Alert filtering – The AI learns which alerts actually matter and silences the rest
Root cause analysis – Instead of 50 alerts for one problem, the AI says "it's the database again"
Automated remediation – The AI fixes common problems without waking a human
Prediction – The AI spots issues before they become incidents

The goal isn't to replace humans. It's to make sure humans only get involved when they're actually needed.

For the 73% of enterprises using AIOps, that's not a nice-to-have. It's the only way to keep their teams from burning out.

The Alert Fatigue Crisis (Explained Simply)

Let me make sure you feel the problem.

A typical medium-sized company might have:

50 microservices
10,000 metrics being tracked
500 alert rules configured
200 alerts per day

Two hundred. Every day. Most of them false, duplicate, or low-priority.
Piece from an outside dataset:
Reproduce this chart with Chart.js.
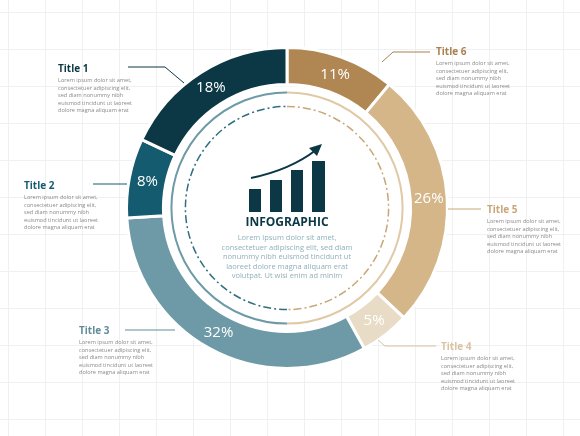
<!DOCTYPE html>
<html>
<head>
<meta charset="utf-8">
<script src="https://cdn.jsdelivr.net/npm/chart.js@4"></script>
<style>
  html, body { margin: 0; padding: 0; background: #fff; }
  #wrap { width: 580px; height: 436px; position: relative; }
</style>
</head>
<body>
<div id="wrap"><canvas id="chart"></canvas></div>
<script>
// Data, clockwise from 12 o'clock
const categories = ['Title 6', 'Title 5', 'Title 4', 'Title 3', 'Title 2', 'Title 1'];
const values = [11, 26, 5, 32, 8, 18];
const colors = ['#b08753', '#d5b689', '#e9dcc6', '#6d9aa6', '#145b70', '#0c3845'];
const titleColors = ['#a9814f', '#c9a677', '#d9c3a2', '#5f8d9a', '#145b70', '#0c3845'];

const lorem = ['Lorem ipsum dolor sit amet,', 'consectetuer adipiscing elit,', 'sed diam nonummy nibh',
    'euismod tincidunt ut laoreet', 'dolore magna aliquam erat'];
const centerText = ['Lorem ipsum dolor sit amet,', 'consectetuer adipiscing elit, sed diam',
    'nonummy nibh euismod tincidunt ut', 'laoreet dolore magna aliquam erat', 'volutpat. Ut wisi enim ad minim'];

// label blocks: x, y of title, leader line points
const blocks = [
    { x: 436, y: 51, line: [[430, 52], [393, 52], [382, 62]] },
    { x: 487, y: 209, line: [[481, 209], [448, 209]] },
    { x: 441, y: 346, line: [[436, 346], [385, 346], [378, 340]] },
    { x: 79, y: 330, line: [[125, 330], [175, 330]] },
    { x: 24, y: 185, line: [[93, 184], [127, 184]] },
    { x: 58, y: 68, line: [[128, 67], [165, 67], [184, 83]] }
];

const decor = {
    id: 'decor',
    beforeDraw(chart) {
        const c = chart.ctx;
        c.save();
        c.fillStyle = '#fff';
        c.fillRect(0, 0, chart.width, chart.height);
        c.strokeStyle = '#eef0f2';
        c.lineWidth = 1;
        for (let x = 8; x < 580; x += 37) { c.beginPath(); c.moveTo(x + .5, 0); c.lineTo(x + .5, 436); c.stroke(); }
        for (let y = 12; y < 436; y += 37) { c.beginPath(); c.moveTo(0, y + .5); c.lineTo(580, y + .5); c.stroke(); }
        c.restore();
    },
    afterDraw(chart) {
        const c = chart.ctx;
        const arc = chart.getDatasetMeta(0).data[0];
        const cx = arc.x, cy = arc.y;
        c.save();
        // inner white disc and rings
        c.fillStyle = '#fff';
        c.beginPath(); c.arc(cx, cy, arc.innerRadius - 2, 0, Math.PI * 2); c.fill();
        c.lineWidth = 2;
        c.strokeStyle = '#6d9aa6';
        c.beginPath(); c.arc(cx, cy, arc.innerRadius - 8, Math.PI / 2, Math.PI * 1.5); c.stroke();
        c.strokeStyle = '#e0c9a6';
        c.beginPath(); c.arc(cx, cy, arc.innerRadius - 8, -Math.PI / 2, Math.PI / 2); c.stroke();
        c.setLineDash([8, 3, 2, 3]);
        c.lineWidth = 1.5;
        c.strokeStyle = '#2f6f80';
        c.beginPath(); c.arc(cx, cy, arc.innerRadius - 22, Math.PI / 2, Math.PI * 1.5); c.stroke();
        c.strokeStyle = '#c9a677';
        c.beginPath(); c.arc(cx, cy, arc.innerRadius - 22, -Math.PI / 2, Math.PI / 2); c.stroke();
        c.setLineDash([]);

        // icon
        c.fillStyle = '#0c3845';
        [[249, 189, 12, 23], [270, 180, 12, 32], [291, 170, 12, 42], [312, 161, 13, 51]].forEach(b => c.fillRect(b[0], b[1], b[2], b[3]));
        c.strokeStyle = '#0c3845'; c.lineWidth = 2;
        c.beginPath(); c.moveTo(251, 178); c.quadraticCurveTo(290, 170, 316, 150); c.stroke();
        c.beginPath(); c.moveTo(322, 144); c.lineTo(309, 148); c.lineTo(317, 156); c.closePath(); c.fill();
        c.textAlign = 'center';
        c.font = 'bold 12px "Open Sans"';
        c.fillText('INFOGRAPHIC', 287, 226);
        c.fillStyle = '#8fb0ba';
        c.font = '7.5px "Open Sans"';
        centerText.forEach((t, i) => c.fillText(t, 287, 240 + i * 9.5));

        // slice labels
        c.fillStyle = '#fff';
        c.font = '15px "Open Sans"';
        c.textBaseline = 'middle';
        const meta = chart.getDatasetMeta(0).data;
        meta.forEach((a, i) => {
            const mid = (a.startAngle + a.endAngle) / 2;
            const r = (a.innerRadius + a.outerRadius) / 2;
            c.fillText(values[i] + '%', cx + Math.cos(mid) * r, cy + Math.sin(mid) * r);
        });

        // outside titles
        c.textAlign = 'left';
        c.textBaseline = 'alphabetic';
        blocks.forEach((b, i) => {
            c.strokeStyle = titleColors[i]; c.lineWidth = 1;
            c.beginPath();
            b.line.forEach((p, j) => j ? c.lineTo(p[0], p[1]) : c.moveTo(p[0], p[1]));
            c.stroke();
            c.fillStyle = titleColors[i];
            c.font = 'bold 10px "Open Sans"';
            c.fillText(categories[i], b.x, b.y + 4);
            c.fillStyle = '#8a8a8a';
            c.font = '5.6px "Open Sans"';
            lorem.forEach((t, k) => c.fillText(t, b.x, b.y + 14 + k * 7.5));
        });
        c.restore();
    }
};

new Chart(document.getElementById('chart'), {
    type: 'doughnut',
    data: {
        labels: categories,
        datasets: [{ data: values, backgroundColor: colors, borderColor: '#fff', borderWidth: 3 }]
    },
    options: {
        responsive: true,
        maintainAspectRatio: false,
        animation: false,
        cutout: '77%',
        layout: { padding: { left: 125, right: 131, top: 46, bottom: 66 } },
        plugins: { legend: { display: false }, tooltip: { enabled: false } }
    },
    plugins: [decor]
});
</script>
</body>
</html>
What happens to the on-call engineer?

Week one: They check every alert. Exhausting. Week two: They start skimming. Dangerous. Week three: They ignore most alerts. Inevitable. Week four: They miss the one alert that actually mattered. Disaster.

That's alert fatigue. It's not a training problem. It's not a discipline problem. It's a volume problem.

Humans cannot process 200 alerts per day and stay sharp. We're not built for it.

AIOps is the answer not because AI is smarter, but because AI doesn't get tired.

How Self-Healing Actually Works

Let me walk you through a real example.

Without AIOps:

Database connection pool fills up
First timeout alert fires
Second timeout alert fires
"Database slow" alert fires
"API latency increased" alert fires
"User login failures" alert fires
On-call engineer wakes up
Engineer reads 15 alerts, traces to database, increases connection limit
Total time: 25 minutes of engineer attention
Engineer can't fall back asleep

With AIOps (self-healing pipeline):

Database connection pool fills up
AI sees the pattern (connection count rising, timeouts starting)
AI checks: has this happened before? Yes, three times last month
AI knows the fix: increase connection limit by 50%
AI runs the fix automatically
AI sends one summary alert: "Database connection pool filled up. Auto-resolved by increasing limit. No action needed."
Engineer sleeps through the night

Same problem. Completely different outcome.

The engineer never touched it. The system healed itself. The engineer stayed asleep.

That's the promise of AIOps. And for 73% of enterprises, it's already real.

Where Self-Healing Works (And Where It Doesn't)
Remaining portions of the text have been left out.